I later found out that Phillip had performed an unrequested favor for Bear. Behind the scenes. Through Phillip’s position as an influential local banker, he was able to cut through municipal red tape and that allowed BEAR to obtain a zoning variance. Which permitted a little back-of-the-restaurant BBQ shack. A wood-fired pit for slow-cooking ribs and brisket and chicken.
BEAR still had to be in compliance with all the regulations, but the paperwork was pre-destined for speedy approval. A quiet way to thank Bear for his part in rescuing Mindy. Class.
In our post-Mindy era, I started taking Walker out on the town. I told him, “Fuck school nights.” We went to an occasional movie, more often plays. A lot of music venues. Late night jazz. Diana Krall doing her contralto magic at the Midland downtown. Pop at the Sprint Center. Ballet at the Kaufman Center. We both enjoyed the drag shows.
Sometimes Vanessa agreed to join us, Walker loved being seen between the beauty queen and me.
But during this time, this non-Mindy time, Vanessa didn’t stay overnight with me. She knew, and applauded, that I took Walker to my bed. Slept with him, held him.
I normally sleep in the nude, so does my son. But these nights, I wore knee-length cotton Tee-shirts as I snuggled with him from behind until he drifted off to sleep. Then I could too.
Walker still hasn’t talked about Mindy. If the time comes, I’ll be here for him. If it doesn’t, I’ll still be here. He’s my love, my life. And this sadness period was just what I needed to remind me how much I love the kid.
Although the ‘kid’ was 14. And Mindy, out there in Mission Hills, was 16.
I had decided to take Dr. Frederick Schultz down while Eva Martinez was in California. It was unlikely that he would connect her to me, but the timing might mitigate the risk a little.
I had hoped to work with Sergeant Louse Finch of the KCPD. An official arrest and all of that. But Daddy verified what I already knew. I didn’t have enough to justify an arrest. Certainly not against a renowned doctor. The video tapes looked consensual. Freddie was violating professional ethics, but the a conviction wasn’t a slam dunk.
My father, Captain Jennings, didn’t offer any advice on an alternative plan. He knew the asshole had to be stopped, but he left it up to me. When I said, “Bear,” Daddy merely nodded and gave me a small wink.
Lindsey Conners, my consulting psychiatrist, came up with a savvy addition to the plan. “Men like this, when they’re caught, hate two things. Getting caught and all of the problems that go with that. And, almost as bad, having other people know about it.”
So we resurrected the media scheme that had been used back when I was on the Job. I alerted the Star’s top investigative reporter, Cindy McGuire. She started doing research on Freddie and his friends a couple of weeks before Bear and I would raid the joint.

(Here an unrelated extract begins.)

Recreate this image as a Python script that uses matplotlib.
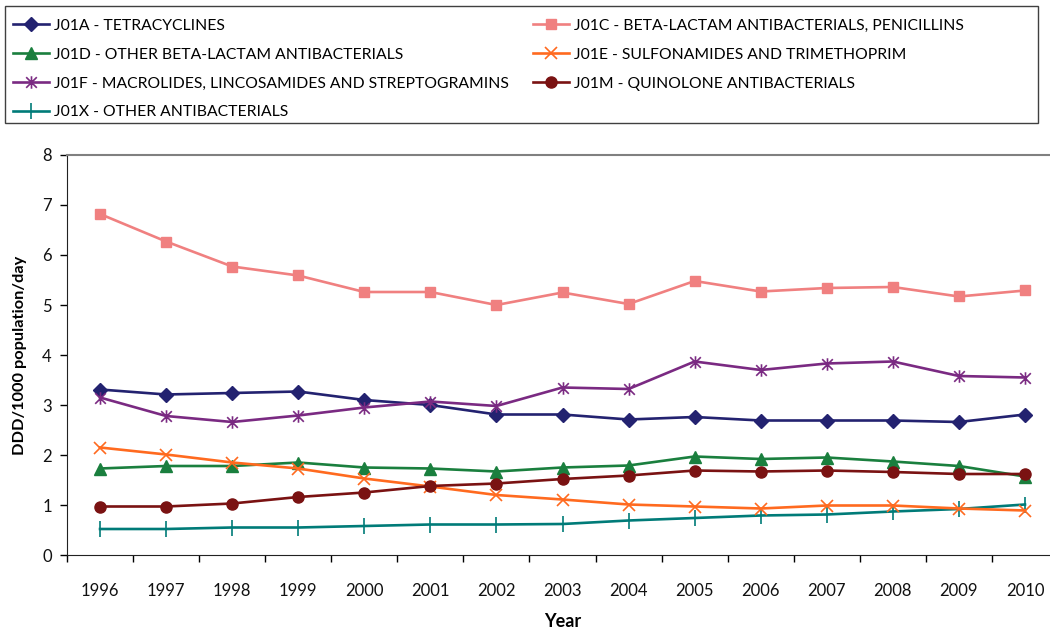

Cindy and I reached out again to KCTV, the CBS affiliate. The reporter Sergeant Louise Finch had used back in the day had moved on, but the station assigned their anchorman. A rare trip back to the field for Franklin Pierson, but this story had potential. A prominent doctor. Sex! Drugs. Sex! The possibility of naked culprits. Sex!
Daddy and I had briefed Sergeant Finch ahead of time. She had the paperwork and a sympathetic judge lined up. Officially she didn’t know anything about what Bear and I would be doing. Just that there was the possibility of drug related crimes.
After our unauthorized civilian raid, Sergeant Finch, warrant in hand, would seal off the Schultz house and office first thing in the morning. And she would seize everything relevant to the case, protecting the patients’ identities.